What is this oh-so-important, life-altering quote? you ask.
"We should all find something to weirdly passionate about, don't you think?" - Her dad, who is the reincarnation of a teenage girl (but, like, in a good way).
That may seem like an oddly inconsequential quote to some, but to me, I kind of just stopped reading and thought "Woah. What wisdom. Such smart." I am not an insecure person (at least I don't think I am. I don't know, what do you think? Do you think I'm too insecure?). I don't apologize for liking things because I know that no matter what I do, someone is going to find something to gripe about.There are many things that I am weirdly passionate about and after reading This Adventure Ends, I was reminded that I can be as weirdly passionate about anything as I want. I'm glad that I read it because it definately changed me. It has earned itself a spot on the very exclusive list of Favorite.

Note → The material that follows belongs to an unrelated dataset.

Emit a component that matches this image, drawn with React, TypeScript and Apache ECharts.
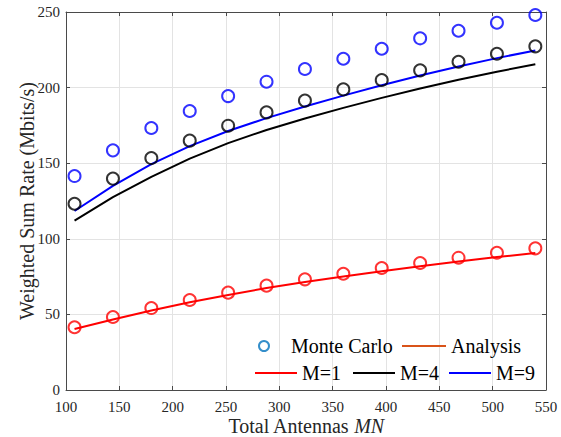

But: I do find myself trying to tone down my excitement or pretend that I don't love something as much as I do. When I've watched cheesy TV shows or read books that are not loved by all, I've toned down my love for it.
Storytime: I was watching a TV show that is very dear to my heart, and a relative of mine walked into the room. "Is this Doctor Who?" They asked, wondering if this was indeed the show that I had raved about on many occasions. "Yup." I answered, snuggling deeper into my blanket and grinning as the Doctor grasped his companion's hand and ran to save someone. "Oh. It's a lot different than I was imagining." I sat up, my excitement starting to melt away. "Yeah? What were you expecting?" "I don't know," They shrugged. "Something a bit...better." They began to leave the room, and under their breath I heard them say: "It's stupid!"

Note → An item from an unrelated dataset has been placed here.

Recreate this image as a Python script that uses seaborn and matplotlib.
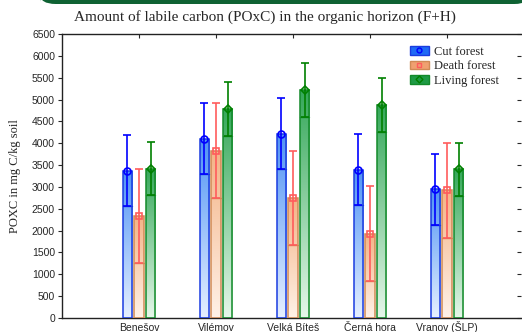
import numpy as np
import pandas as pd
import matplotlib
matplotlib.use("Agg")
import matplotlib.pyplot as plt
import seaborn as sns
from matplotlib.patches import Patch, FancyBboxPatch
from matplotlib.lines import Line2D
from matplotlib.colors import LinearSegmentedColormap
import matplotlib.transforms as mtransforms

sites = ["Benešov", "Vilémov", "Velká Bíteš", "Černá hora", "Vranov (ŠLP)"]
series = ["Cut forest", "Death forest", "Living forest"]
cut_mean = [3370, 4100, 4220, 3390, 2945]
death_mean = [2340, 3830, 2740, 1930, 2920]
living_mean = [3420, 4790, 5210, 4880, 3400]
cut_err = [815, 815, 815, 815, 815]
death_err = [1080, 1080, 1080, 1080, 1080]
living_err = [615, 615, 615, 615, 615]
yticks = list(range(0, 6501, 500))

means = {"Cut forest": cut_mean, "Death forest": death_mean, "Living forest": living_mean}
errs = {"Cut forest": cut_err, "Death forest": death_err, "Living forest": living_err}

df = pd.DataFrame([(s, h, means[h][i], errs[h][i])
                   for h in series for i, s in enumerate(sites)],
                  columns=["site", "forest", "poxc", "err"])

edge = {"Cut forest": "#1a3ce0", "Death forest": "#d08a55", "Living forest": "#138a2a"}
ftop = {"Cut forest": "#4f93f5", "Death forest": "#f4b386", "Living forest": "#35a85a"}
fbot = {"Cut forest": "#e6f0ff", "Death forest": "#fff2e8", "Living forest": "#e6f7ea"}
ecol = {"Cut forest": "#0000ff", "Death forest": "#ff5c5c", "Living forest": "#008000"}
lcol = {"Cut forest": "#1f6af5", "Death forest": "#f0a070", "Living forest": "#1e9a45"}
mk = {"Cut forest": "o", "Death forest": "s", "Living forest": "D"}
mks = {"Cut forest": 5, "Death forest": 5, "Living forest": 4}

sns.set_style("white")
plt.rcParams["font.family"] = ["Liberation Sans", "DejaVu Sans"]

W, H = 522, 332
fig = plt.figure(figsize=(W / 100, H / 100), dpi=100)
ax = fig.add_axes([62 / W, 14 / H, (521 - 62) / W, (318 - 34) / H])

sns.barplot(data=df, x="site", y="poxc", hue="forest", hue_order=series, order=sites,
            errorbar=None, width=0.45, gap=0.22, ax=ax, legend=False,
            palette=[ftop[h] for h in series])

grad = np.linspace(0, 1, 256).reshape(-1, 1)
patches = list(ax.patches)
k = 0
for h in series:
    cmap = LinearSegmentedColormap.from_list(h, [fbot[h], ftop[h]])
    for i in range(len(sites)):
        p = patches[k]; k += 1
        x0, w = p.get_x(), p.get_width()
        top = p.get_height()
        xc = x0 + w / 2
        p.set_facecolor("none")
        p.set_edgecolor(edge[h])
        p.set_linewidth(1.1)
        p.set_zorder(3)
        im = ax.imshow(grad, extent=[x0, x0 + w, 0, top], origin="lower", aspect="auto",
                       cmap=cmap, zorder=2, interpolation="bilinear")
        im.set_clip_path(p)
        e = errs[h][i]
        lo = top - e
        ax.plot([x0, x0 + w], [lo, lo], color=edge[h], lw=1.0, zorder=4)
        ax.errorbar(xc, top, yerr=e, color=ecol[h], lw=1.2, capsize=3.2, capthick=1.2, zorder=5)
        ax.plot(xc, top, marker=mk[h], ms=mks[h], mfc="none", mec=ecol[h], mew=1.2, zorder=6)

ax.set_xlim(-1, (521 - 62) / 77 - 1)
ax.set_ylim(0, 6500)
ax.set_yticks(yticks)
ax.set_yticklabels([str(t) for t in yticks], fontsize=7.5)
ax.yaxis.set_ticks_position("both")
ax.tick_params(axis="y", direction="out", length=3, width=0.8, pad=2)
for t in ax.yaxis.get_major_ticks():
    t.tick2line.set_marker(matplotlib.markers.TICKLEFT)
ax.tick_params(axis="x", top=True, bottom=False, direction="in", length=3, width=0.8,
               labelsize=7.5, pad=0)
ax.set_xticks(range(len(sites)))
ax.set_xticklabels(sites)
# place x tick labels on a common baseline
off = mtransforms.ScaledTranslation(0, -13 / 100, fig.dpi_scale_trans)
for lab in ax.get_xticklabels():
    lab.set_verticalalignment("baseline")
    lab.set_transform(ax.get_xaxis_transform() + off)
    lab.set_y(0)
ax.set_xlabel("")
ax.set_ylabel("")
for s in ["left", "bottom", "top"]:
    ax.spines[s].set_color("#222222")
    ax.spines[s].set_linewidth(1.0)
ax.spines["right"].set_visible(False)

fig.text(265 / W, 1 - 17 / H, "Amount of labile carbon (POxC) in the organic horizon (F+H)",
         ha="center", va="center", fontsize=11, family="Liberation Serif")
fig.text(15 / W, 1 - 176 / H, "POXC in mg C/kg soil", rotation=90, ha="center", va="center",
         fontsize=9, family="Liberation Serif")

handles = []
for h in series:
    handles.append((Patch(facecolor=lcol[h], edgecolor=edge[h], lw=1),
                    Line2D([], [], ls="none", marker=mk[h], ms=3.5, mfc="none", mec=ecol[h], mew=1)))
leg = ax.legend(handles, series, loc="upper right", bbox_to_anchor=(508 / W, 1 - 37 / H),
                bbox_transform=fig.transFigure, frameon=False,
                prop={"family": "Liberation Serif", "size": 9}, handlelength=1.5, handleheight=0.7,
                labelspacing=0.2, handletextpad=0.45, borderpad=0.2)

band = FancyBboxPatch((40 / W, 1 - 4 / H), 490 / W, 12 / H, boxstyle="round,pad=0,rounding_size=0.03",
                      transform=fig.transFigure, facecolor="#0f6233", edgecolor="none", clip_on=False)
fig.patches.append(band)

fig.savefig("out.png", dpi=100)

After that, I was careful to let people know how much I loved things. I would search for things wrong with it because that was what was expected of me. What's with that? That's not how things are supposed to be.

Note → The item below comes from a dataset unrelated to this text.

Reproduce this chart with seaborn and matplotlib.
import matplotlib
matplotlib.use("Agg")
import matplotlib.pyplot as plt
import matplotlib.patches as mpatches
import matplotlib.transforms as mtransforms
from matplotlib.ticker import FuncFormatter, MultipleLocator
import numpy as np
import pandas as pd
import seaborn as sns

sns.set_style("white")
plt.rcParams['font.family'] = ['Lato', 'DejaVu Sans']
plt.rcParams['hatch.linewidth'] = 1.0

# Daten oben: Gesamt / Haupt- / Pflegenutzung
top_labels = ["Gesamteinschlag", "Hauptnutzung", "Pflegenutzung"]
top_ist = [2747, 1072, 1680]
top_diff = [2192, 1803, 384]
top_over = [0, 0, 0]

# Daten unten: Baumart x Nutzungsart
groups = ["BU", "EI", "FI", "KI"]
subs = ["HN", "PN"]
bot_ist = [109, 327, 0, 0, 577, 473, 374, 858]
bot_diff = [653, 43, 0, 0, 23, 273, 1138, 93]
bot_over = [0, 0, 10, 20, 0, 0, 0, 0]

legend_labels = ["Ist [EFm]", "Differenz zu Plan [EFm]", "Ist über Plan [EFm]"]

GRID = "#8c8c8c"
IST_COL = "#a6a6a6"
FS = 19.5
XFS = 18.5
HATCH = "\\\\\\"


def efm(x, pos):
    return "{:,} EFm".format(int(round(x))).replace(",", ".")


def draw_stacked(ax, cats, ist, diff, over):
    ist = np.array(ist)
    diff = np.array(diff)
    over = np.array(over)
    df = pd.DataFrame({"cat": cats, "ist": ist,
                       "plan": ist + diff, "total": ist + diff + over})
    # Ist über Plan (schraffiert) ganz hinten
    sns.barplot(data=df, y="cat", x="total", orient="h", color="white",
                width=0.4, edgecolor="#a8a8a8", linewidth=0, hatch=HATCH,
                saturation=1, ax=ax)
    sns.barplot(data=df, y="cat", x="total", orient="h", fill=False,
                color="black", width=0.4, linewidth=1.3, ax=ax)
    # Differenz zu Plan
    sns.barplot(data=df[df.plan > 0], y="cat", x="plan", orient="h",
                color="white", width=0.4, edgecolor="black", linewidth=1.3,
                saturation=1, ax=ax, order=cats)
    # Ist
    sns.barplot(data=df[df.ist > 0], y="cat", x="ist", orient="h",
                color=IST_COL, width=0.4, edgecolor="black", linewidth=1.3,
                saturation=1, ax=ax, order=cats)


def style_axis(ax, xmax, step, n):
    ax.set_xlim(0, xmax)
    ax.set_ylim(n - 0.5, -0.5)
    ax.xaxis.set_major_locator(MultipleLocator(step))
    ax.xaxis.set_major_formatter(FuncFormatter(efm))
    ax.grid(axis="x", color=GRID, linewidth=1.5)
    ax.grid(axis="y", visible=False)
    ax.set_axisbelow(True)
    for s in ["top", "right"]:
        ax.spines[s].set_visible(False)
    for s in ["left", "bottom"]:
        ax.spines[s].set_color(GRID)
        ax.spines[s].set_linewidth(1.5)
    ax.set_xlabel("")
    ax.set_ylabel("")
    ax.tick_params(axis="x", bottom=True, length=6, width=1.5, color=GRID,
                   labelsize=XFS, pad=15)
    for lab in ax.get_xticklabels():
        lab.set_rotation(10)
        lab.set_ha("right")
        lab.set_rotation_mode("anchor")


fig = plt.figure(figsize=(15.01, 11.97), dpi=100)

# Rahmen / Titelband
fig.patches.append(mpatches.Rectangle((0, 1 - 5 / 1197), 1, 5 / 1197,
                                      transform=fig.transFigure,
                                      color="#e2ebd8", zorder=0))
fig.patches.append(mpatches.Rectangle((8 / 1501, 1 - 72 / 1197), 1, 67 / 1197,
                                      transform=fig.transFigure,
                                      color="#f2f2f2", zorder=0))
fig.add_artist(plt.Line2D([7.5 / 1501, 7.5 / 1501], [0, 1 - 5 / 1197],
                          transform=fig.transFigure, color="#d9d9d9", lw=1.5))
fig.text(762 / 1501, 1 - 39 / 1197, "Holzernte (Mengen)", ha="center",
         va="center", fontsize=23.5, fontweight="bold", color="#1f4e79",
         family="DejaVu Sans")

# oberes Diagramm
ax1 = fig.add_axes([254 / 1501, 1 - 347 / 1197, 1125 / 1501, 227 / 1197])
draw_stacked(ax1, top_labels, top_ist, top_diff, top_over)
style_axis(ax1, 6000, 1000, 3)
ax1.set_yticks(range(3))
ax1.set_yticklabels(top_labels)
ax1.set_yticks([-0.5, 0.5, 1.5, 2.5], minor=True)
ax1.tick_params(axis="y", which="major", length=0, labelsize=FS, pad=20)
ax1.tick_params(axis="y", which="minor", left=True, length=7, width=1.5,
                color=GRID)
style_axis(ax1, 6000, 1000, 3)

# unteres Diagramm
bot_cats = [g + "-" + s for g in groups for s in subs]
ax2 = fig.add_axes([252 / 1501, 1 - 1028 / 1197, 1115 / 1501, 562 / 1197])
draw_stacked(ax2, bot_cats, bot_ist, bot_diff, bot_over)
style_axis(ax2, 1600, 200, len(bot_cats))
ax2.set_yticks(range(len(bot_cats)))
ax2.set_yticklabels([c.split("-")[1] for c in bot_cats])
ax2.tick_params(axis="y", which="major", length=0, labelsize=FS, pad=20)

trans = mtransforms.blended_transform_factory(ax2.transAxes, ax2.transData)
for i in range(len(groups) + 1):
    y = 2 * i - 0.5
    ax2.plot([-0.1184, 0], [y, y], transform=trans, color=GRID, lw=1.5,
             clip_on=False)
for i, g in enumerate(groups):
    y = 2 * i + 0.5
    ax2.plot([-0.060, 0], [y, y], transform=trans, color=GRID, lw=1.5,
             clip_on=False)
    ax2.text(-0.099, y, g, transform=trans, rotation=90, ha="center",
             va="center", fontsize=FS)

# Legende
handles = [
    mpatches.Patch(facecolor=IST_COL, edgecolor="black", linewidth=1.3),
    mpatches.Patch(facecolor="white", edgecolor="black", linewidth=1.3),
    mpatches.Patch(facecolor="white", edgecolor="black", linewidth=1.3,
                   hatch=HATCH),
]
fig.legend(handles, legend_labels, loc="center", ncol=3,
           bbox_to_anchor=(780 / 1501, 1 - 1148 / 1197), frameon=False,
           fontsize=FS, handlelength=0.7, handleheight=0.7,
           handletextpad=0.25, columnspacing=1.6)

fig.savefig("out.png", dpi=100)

I love to love things. I get excited about things, but also I become a deluded pancake and tone down my love for things.
"We should all find something to be weirdly passionate about."
Why can't we be weirdly passionate about things? Why can't we tell others about our love for *something* and not be embarrassed or ashamed that we love it as much as we do?
As Vincent Van Gogh once said (and yes, I did Google this. I don't just have Vincent Van Gogh quotes memorized. I'm not that smart): The best way to know life is to love many things. My goal for the future is that I will keep the This Adventure Ends quote in my mind because I don't want to pretend that I don't love something.
What's something you're weirdly passionate about? Have you read This Adventure Ends? What is a book that has changed you? Okay, that's all I got.